### SUPPLIED DATA
_ _ _ _ _ _ _

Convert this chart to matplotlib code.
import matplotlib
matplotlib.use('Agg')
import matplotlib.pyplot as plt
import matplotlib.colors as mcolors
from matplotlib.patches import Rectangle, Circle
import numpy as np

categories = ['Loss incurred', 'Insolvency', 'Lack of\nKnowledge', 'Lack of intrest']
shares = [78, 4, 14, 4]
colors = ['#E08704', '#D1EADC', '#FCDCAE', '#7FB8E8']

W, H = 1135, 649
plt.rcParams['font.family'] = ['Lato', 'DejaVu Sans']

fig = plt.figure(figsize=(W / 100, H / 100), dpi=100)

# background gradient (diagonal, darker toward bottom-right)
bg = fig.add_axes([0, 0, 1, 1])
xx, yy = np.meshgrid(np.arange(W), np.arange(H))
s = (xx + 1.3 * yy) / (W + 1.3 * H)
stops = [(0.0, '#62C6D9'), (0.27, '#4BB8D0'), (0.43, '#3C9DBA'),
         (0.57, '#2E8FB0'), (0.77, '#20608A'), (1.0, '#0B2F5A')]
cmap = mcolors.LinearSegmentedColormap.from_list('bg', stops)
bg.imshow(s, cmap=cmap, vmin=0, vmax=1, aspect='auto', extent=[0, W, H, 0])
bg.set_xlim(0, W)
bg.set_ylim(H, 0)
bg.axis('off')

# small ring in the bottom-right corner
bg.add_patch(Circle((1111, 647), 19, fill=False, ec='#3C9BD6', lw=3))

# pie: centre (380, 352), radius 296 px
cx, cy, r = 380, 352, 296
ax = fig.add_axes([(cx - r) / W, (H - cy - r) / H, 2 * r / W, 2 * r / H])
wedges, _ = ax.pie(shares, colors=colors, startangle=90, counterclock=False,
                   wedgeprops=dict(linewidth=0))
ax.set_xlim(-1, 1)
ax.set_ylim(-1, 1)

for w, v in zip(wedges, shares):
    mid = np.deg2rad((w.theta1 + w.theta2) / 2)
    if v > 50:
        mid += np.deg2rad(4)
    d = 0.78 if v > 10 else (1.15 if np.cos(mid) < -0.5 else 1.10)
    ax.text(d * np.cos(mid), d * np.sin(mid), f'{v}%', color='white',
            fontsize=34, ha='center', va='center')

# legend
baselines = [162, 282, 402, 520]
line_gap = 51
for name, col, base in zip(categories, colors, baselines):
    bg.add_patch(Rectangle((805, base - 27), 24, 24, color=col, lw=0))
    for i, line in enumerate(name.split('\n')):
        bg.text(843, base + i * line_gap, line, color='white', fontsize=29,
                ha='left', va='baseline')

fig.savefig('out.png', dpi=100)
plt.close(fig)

_ _ _ _ _ _ _

### WHAT TO DO
Reproduce the data shown above exactly.

### SOLUTION TO THIS EXERCISE
Convert this chart to matplotlib code.
import matplotlib
matplotlib.use('Agg')
import matplotlib.pyplot as plt
import matplotlib.colors as mcolors
from matplotlib.patches import Rectangle, Circle
import numpy as np

categories = ['Loss incurred', 'Insolvency', 'Lack of\nKnowledge', 'Lack of intrest']
shares = [78, 4, 14, 4]
colors = ['#E08704', '#D1EADC', '#FCDCAE', '#7FB8E8']

W, H = 1135, 649
plt.rcParams['font.family'] = ['Lato', 'DejaVu Sans']

fig = plt.figure(figsize=(W / 100, H / 100), dpi=100)

# background gradient (diagonal, darker toward bottom-right)
bg = fig.add_axes([0, 0, 1, 1])
xx, yy = np.meshgrid(np.arange(W), np.arange(H))
s = (xx + 1.3 * yy) / (W + 1.3 * H)
stops = [(0.0, '#62C6D9'), (0.27, '#4BB8D0'), (0.43, '#3C9DBA'),
         (0.57, '#2E8FB0'), (0.77, '#20608A'), (1.0, '#0B2F5A')]
cmap = mcolors.LinearSegmentedColormap.from_list('bg', stops)
bg.imshow(s, cmap=cmap, vmin=0, vmax=1, aspect='auto', extent=[0, W, H, 0])
bg.set_xlim(0, W)
bg.set_ylim(H, 0)
bg.axis('off')

# small ring in the bottom-right corner
bg.add_patch(Circle((1111, 647), 19, fill=False, ec='#3C9BD6', lw=3))

# pie: centre (380, 352), radius 296 px
cx, cy, r = 380, 352, 296
ax = fig.add_axes([(cx - r) / W, (H - cy - r) / H, 2 * r / W, 2 * r / H])
wedges, _ = ax.pie(shares, colors=colors, startangle=90, counterclock=False,
                   wedgeprops=dict(linewidth=0))
ax.set_xlim(-1, 1)
ax.set_ylim(-1, 1)

for w, v in zip(wedges, shares):
    mid = np.deg2rad((w.theta1 + w.theta2) / 2)
    if v > 50:
        mid += np.deg2rad(4)
    d = 0.78 if v > 10 else (1.15 if np.cos(mid) < -0.5 else 1.10)
    ax.text(d * np.cos(mid), d * np.sin(mid), f'{v}%', color='white',
            fontsize=34, ha='center', va='center')

# legend
baselines = [162, 282, 402, 520]
line_gap = 51
for name, col, base in zip(categories, colors, baselines):
    bg.add_patch(Rectangle((805, base - 27), 24, 24, color=col, lw=0))
    for i, line in enumerate(name.split('\n')):
        bg.text(843, base + i * line_gap, line, color='white', fontsize=29,
                ha='left', va='baseline')

fig.savefig('out.png', dpi=100)
plt.close(fig)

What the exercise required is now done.